31. A jurisdicionalização relativa da aplicação das medidas tutelares
sancionatórias, em que o Conselho Constitucional detém o monopólio da
última palavra, carece ainda da previsão de regras processuais especiais
ao nível do direito processual constitucional, pois não há previsões legais
que permitam nos concluir que durante o processo de apreciação das
decisões sancionatórias dos órgãos tutelares pelo Conselho
Constitucional, são concedidas ao réu as garantias de defesa instituídas
277
para o contencioso constitucional, em particular o direito ao contraditório
e o igual direito a um processo justo e equitativo.

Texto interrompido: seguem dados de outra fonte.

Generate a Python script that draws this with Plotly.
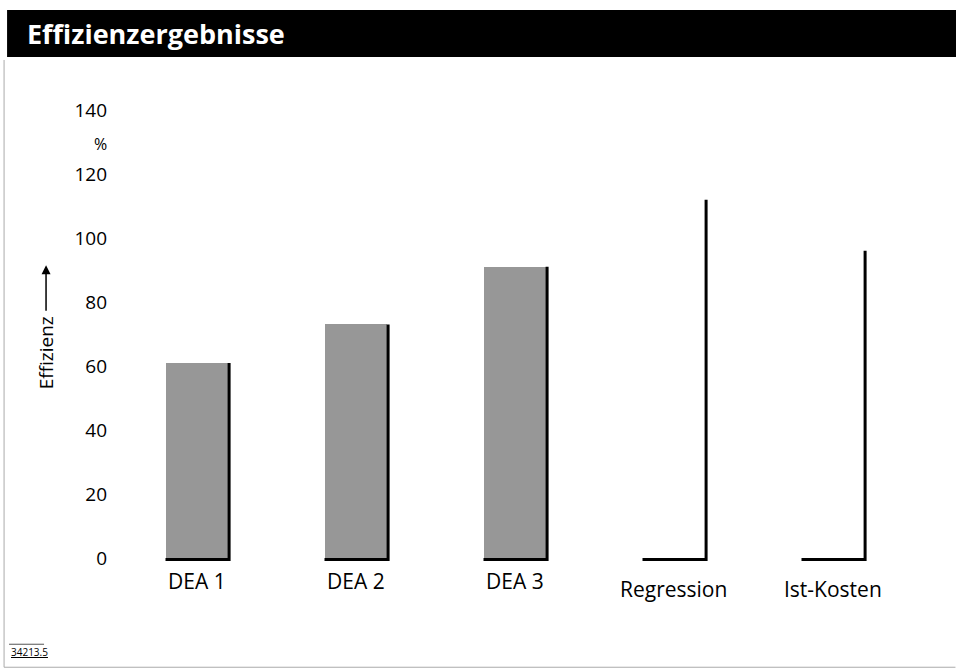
import plotly.graph_objects as go

# ---- data ----
categories = ["DEA 1", "DEA 2", "DEA 3", "Regression", "Ist-Kosten"]
efficiency = [61, 73, 91, 112, 96]
y_ticks = [0, 20, 40, 60, 80, 100, 120, 140]

# ---- style ----
filled = [True, True, True, False, False]
label_drop = [0, 0, 0, 8, 8]
bar_w = 0.39
font_fam = "Open Sans, Lato, DejaVu Sans, sans-serif"

# pixel -> paper helpers (plot area: x 117..912.5, y 110..563)
L, R, T, B = 117, 912.5, 110, 562.8
Y_MIN, Y_MAX = -1.5, 140
def px(xp):
    return (xp - L) / (R - L)
def py(yp):
    return (B - yp) / (B - T)

xs = list(range(len(categories)))
fig = go.Figure()

fig.add_trace(go.Bar(
    x=xs, y=efficiency, width=bar_w,
    marker=dict(color=["#979797" if f else "rgba(0,0,0,0)" for f in filled],
                line=dict(width=0)),
    hoverinfo="skip", showlegend=False,
))

# shadow edges (right + bottom) for each bar
for x, v in zip(xs, efficiency):
    fig.add_trace(go.Scatter(
        x=[x - bar_w / 2, x + bar_w / 2 + 0.01, x + bar_w / 2 + 0.01],
        y=[-0.4, -0.4, v],
        mode="lines", line=dict(color="black", width=3),
        hoverinfo="skip", showlegend=False,
    ))

annotations = [
    dict(text="<b>Effizienzergebnisse</b>", xref="paper", yref="paper",
         x=px(25), y=py(34), xanchor="left", yanchor="middle",
         showarrow=False, font=dict(size=27, color="white", family=font_fam)),
    dict(text="%", xref="paper", yref="y", x=px(109), y=129.5,
         xanchor="right", yanchor="middle", showarrow=False,
         font=dict(size=16)),
    dict(text="Effizienz", xref="paper", yref="y", x=px(46), y=64,
         textangle=-90, xanchor="center", yanchor="middle",
         showarrow=False, font=dict(size=19)),
    dict(text="", xref="paper", yref="y", x=px(46), y=91.5,
         showarrow=True, ax=0, ay=47, arrowhead=2, arrowsize=1.2,
         arrowwidth=1.5, arrowcolor="black"),
    dict(text="<u>34213.5</u>", xref="paper", yref="paper",
         x=px(9), y=py(652), xanchor="left", yanchor="middle",
         showarrow=False, font=dict(size=10)),
]
for x, c, d in zip(xs, categories, label_drop):
    annotations.append(dict(
        text=c, xref="x", yref="paper", x=x, y=0, yanchor="top",
        yshift=-(2 + d), showarrow=False, font=dict(size=21)))

fig.update_layout(
    width=956, height=671,
    margin=dict(l=L, r=956 - R, t=T, b=671 - B),
    paper_bgcolor="white", plot_bgcolor="white",
    font=dict(family=font_fam, color="black"),
    xaxis=dict(range=[-0.5, len(categories) - 0.5], showticklabels=False,
               showgrid=False, zeroline=False, showline=False, ticks=""),
    yaxis=dict(range=[Y_MIN, Y_MAX], tickmode="array", tickvals=y_ticks,
               ticktext=[str(t) for t in y_ticks], showgrid=False,
               zeroline=False, showline=False, ticks="",
               tickfont=dict(size=19), ticklabelstandoff=9),
    shapes=[
        dict(type="rect", xref="paper", yref="paper",
             x0=px(7), x1=px(960), y0=py(57), y1=py(10),
             fillcolor="black", line=dict(width=0), layer="below"),
        dict(type="line", xref="paper", yref="paper",
             x0=px(4), x1=px(4), y0=py(60), y1=py(667),
             line=dict(color="#aaaaaa", width=1)),
        dict(type="line", xref="paper", yref="paper",
             x0=px(4), x1=px(956), y0=py(667), y1=py(667),
             line=dict(color="#aaaaaa", width=1)),
        dict(type="line", xref="paper", yref="paper",
             x0=px(9), x1=px(44), y0=py(644), y1=py(644),
             line=dict(color="#555555", width=1)),
    ],
    annotations=annotations,
    bargap=0,
)

fig.write_html("out.html", config={"displayModeBar": False},
               post_script="document.body.style.margin='0';")
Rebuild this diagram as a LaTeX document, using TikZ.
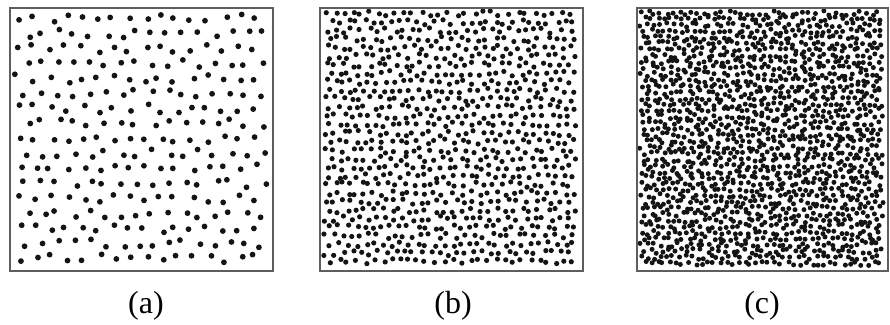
\documentclass[tikz,border=0pt]{standalone}
\usepackage{fontspec}
\setmainfont{Liberation Serif}
\definecolor{Frame}{HTML}{5E5E5E}
\definecolor{Dot}{HTML}{141414}

\begin{document}
\begin{tikzpicture}[x=1pt,y=-1pt]
        \pgfmathsetseed{4711}
        \useasboundingbox(0,0)rectangle(890,324);
        \foreach\i in{0,...,15}\foreach\j in{0,...,16}
          \fill[Dot]({19+15.7*\i+7.85*mod(\j,2)+4.3*rand},{18.5+15*\j+4.3*rand})circle(2.9pt);
        \foreach\i in{0,...,28}\foreach\j in{0,...,29}
          \fill[Dot]({326+8.7*\i+4.35*mod(\j,2)+2.7*rand},{13.5+8.55*\j+2.7*rand})circle(2.6pt);
        \foreach\i in{0,...,38}\foreach\j in{0,...,41}
          \fill[Dot]({642+6.2*\i+3.1*mod(\j,2)+2.4*rand},{13+6.1*\j+2.4*rand})circle(2.5pt);
        \draw[Frame,line width=1.3](10,8)rectangle(273,271);
        \draw[Frame,line width=1.3](320,8)rectangle(583,271);
        \draw[Frame,line width=1.3](637,8)rectangle(888,271);
        \node[font=\fontsize{32}{38}\selectfont](labA)at(146,306){(a)};
        \node[font=\fontsize{32}{38}\selectfont](labB)at(453,306){(b)};
        \node[font=\fontsize{32}{38}\selectfont](labC)at(762,306){(c)};
      \end{tikzpicture}
\end{document}
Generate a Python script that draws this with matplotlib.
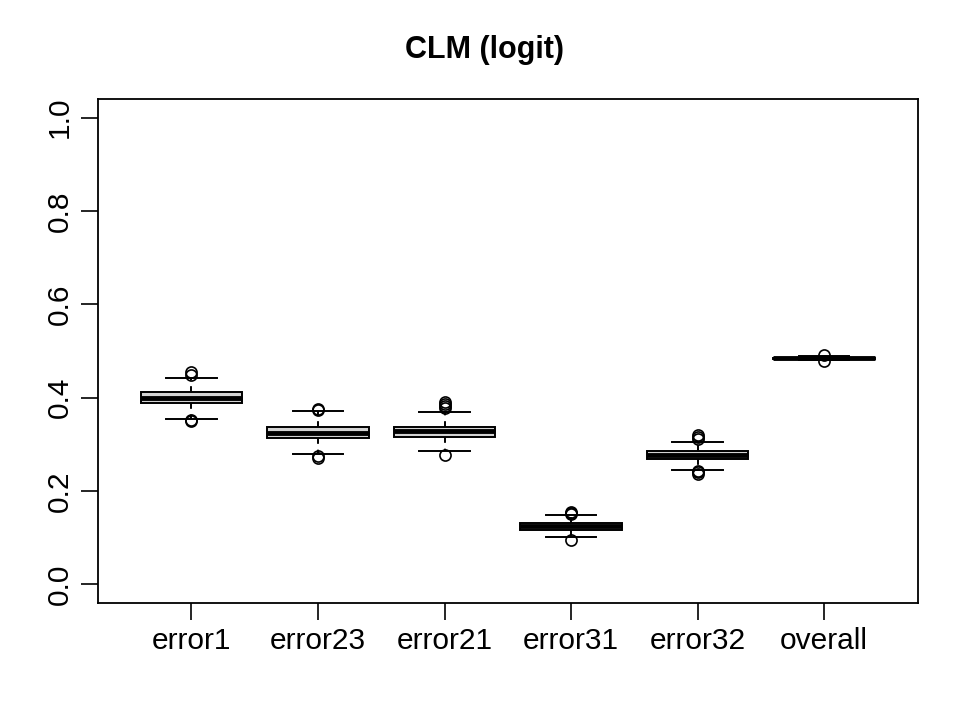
import matplotlib
matplotlib.use('Agg')
import matplotlib.pyplot as plt

# Five-number summaries, one entry per group
labels = ['error1', 'error23', 'error21', 'error31', 'error32', 'overall']
q1 = [0.389, 0.313, 0.315, 0.116, 0.268, 0.4820]
medians = [0.400, 0.325, 0.328, 0.124, 0.277, 0.4840]
q3 = [0.412, 0.338, 0.338, 0.132, 0.285, 0.4860]
whislo = [0.355, 0.280, 0.285, 0.101, 0.246, 0.4800]
whishi = [0.443, 0.372, 0.370, 0.148, 0.306, 0.4885]
outliers = [
    [0.456, 0.449, 0.352, 0.349],
    [0.376, 0.374, 0.275, 0.270],
    [0.390, 0.386, 0.382, 0.378, 0.277],
    [0.155, 0.152, 0.150, 0.094],
    [0.320, 0.315, 0.311, 0.243, 0.240, 0.237],
    [0.491, 0.479],
]

plt.rcParams['font.family'] = ['Liberation Sans', 'DejaVu Sans']

fig = plt.figure(figsize=(9.69, 7.27), dpi=100)
ax = fig.add_axes([0.101, 0.1706, 0.846, 0.6932])

stats = []
for i in range(len(labels)):
    stats.append(dict(label=labels[i], q1=q1[i], med=medians[i], q3=q3[i],
                      whislo=whislo[i], whishi=whishi[i], fliers=outliers[i]))

ax.bxp(stats, positions=range(1, len(labels) + 1), widths=0.8,
       patch_artist=True, showfliers=True,
       boxprops=dict(facecolor='#d3d3d3', edgecolor='black', linewidth=1.4),
       medianprops=dict(color='black', linewidth=3.5, solid_capstyle='butt'),
       whiskerprops=dict(color='black', linewidth=1.4, linestyle=(0, (3, 3))),
       capprops=dict(color='black', linewidth=1.4),
       capwidths=0.4,
       flierprops=dict(marker='o', markerfacecolor='none', markeredgecolor='black',
                       markersize=8, markeredgewidth=1.2))

ax.set_xlim(0.26, 6.74)
ax.set_ylim(-0.04, 1.04)
ax.set_yticks([0.0, 0.2, 0.4, 0.6, 0.8, 1.0])
ax.set_yticklabels(['0.0', '0.2', '0.4', '0.6', '0.8', '1.0'], rotation=90, va='center')
ax.set_xticks(range(1, len(labels) + 1))
ax.set_xticklabels(labels)
ax.tick_params(axis='both', labelsize=21.5, length=12, width=1.2, pad=5)
ax.tick_params(axis='y', pad=5.5)
for sp in ax.spines.values():
    sp.set_linewidth(1.3)

fig.text(0.5, 1 - 50 / 727, 'CLM (logit)', ha='center', va='center',
         fontsize=22, fontweight='bold')

fig.savefig('out.png', dpi=100)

32. A lei de tutela administrativa (Lei n° 5/2019 de 31 de Maio) sobre os
órgãos desgovernação descentralizada provincial, distrital e autárquica,
limita-se a prever que o processo de apreciação pelo Conselho
Constitucional das decisões sancionatórias dos órgãos tutelares é de
caracter urgente e tem prioridade sobre os demais expediente da
jurisdição constitucional, deixando alguns problemas, porque ainda que
se justifique uma tramitação urgente, a verdade é que não há prazos
especificamente previstos e, se houvesse tais prazos curtos não seriam
compagináveis com as garantias de defesa a conceder num processo de
carácter sancionatório.
SUGESTÕES
Durante a pesquisa foram constatados alguns aspectos que na
nossa opinião precisam de ser melhorados ou solucionados, facto que nos faz
tecer as seguintes sugestões:
1. As lacunas que se verifica na lei n° 8/ 2018 de 03 de Agosto em relação
aos fundamentos e procedimentos legais para a demissão do Presidente
do Conselho autárquico pela respectiva assembleia autárquica poderá
ser preenchida se o legislador ordinário estabelecer um regime jurídico
semelhante ao regime jurídico da demissão do Governador de Província
pela respectiva assembleia provincial previsto no artigo 41 da Lei n°
4/2019 de 31 de Maio.
2. Face a irrecorribilidade das decisões do Conselho Constitucional prevista
no artigo 247 n°1 da Constituição da República de Moçambique, sugere-
se a revogação expressa do artigo 100 n°4 da Lei n°6/2019 de 3 de
Agosto, por se mostrar inaplicável.
3. Sugerimos a jurisdicionalização absoluta da aplicação das medidas
tutelares sancionatórias para afastar juízos de suspeita quanto a uma
eventual falta de imparcialidade do governo na aplicação das medidas
tutelares sancionatórias bem como para garantir um forte de defesa dos
próprios eleitos locais. Neste sentido, de iure condendo, as decisões de
perda do mandato e de dissolução de órgãos executivos e deliberativos
278
das entidades descentralizadas deverão ser da competência absoluta do
Conselho Constitucional, cabendo a este órgão a primeira e a última
palavra sobre a aplicação das medidas tutelares sancionatórias. Assim,
acções para perda de mandato ou de dissolução de órgãos das entidades
descentralizadas deverão, de iure condendo, serem interpostas pelo
Ministério Público, ou qualquer membro do órgão de que faz parte aquele
contra quem for formulado o pedido, ou por quem tenha interesse directo
em demandar, o qual se exprime pela utilidade derivada da procedência
da acção.
4. Há uma necessidade de estabelecer por lei as normas processuais
especiais relativas ao processo de apreciação pelo Conselho
constitucional das decisões tutelares sancionatórias aplicadas pelo
Governo e pelo Presidente da República aos órgãos executivos ou
deliberativos das entidades descentralizadas, concedendo ao réu as
garantias de defesa instituídas para o contencioso constitucional, em
particular o direito ao contraditório e o igual direito a um processo justo e
equitativo. No mesmo sentido, há uma necessidade de fixação legal de
prazos para a tramitação dos processos da jurisdição constitucional
referentes à demissão do Governador de Província e do Administrador
do distrito pelo Presidente da República, bem como a demissão do
Presidente do conselho autárquico e a dissolução das assembleias
provinciais e distritais pelo Conselho de Ministros.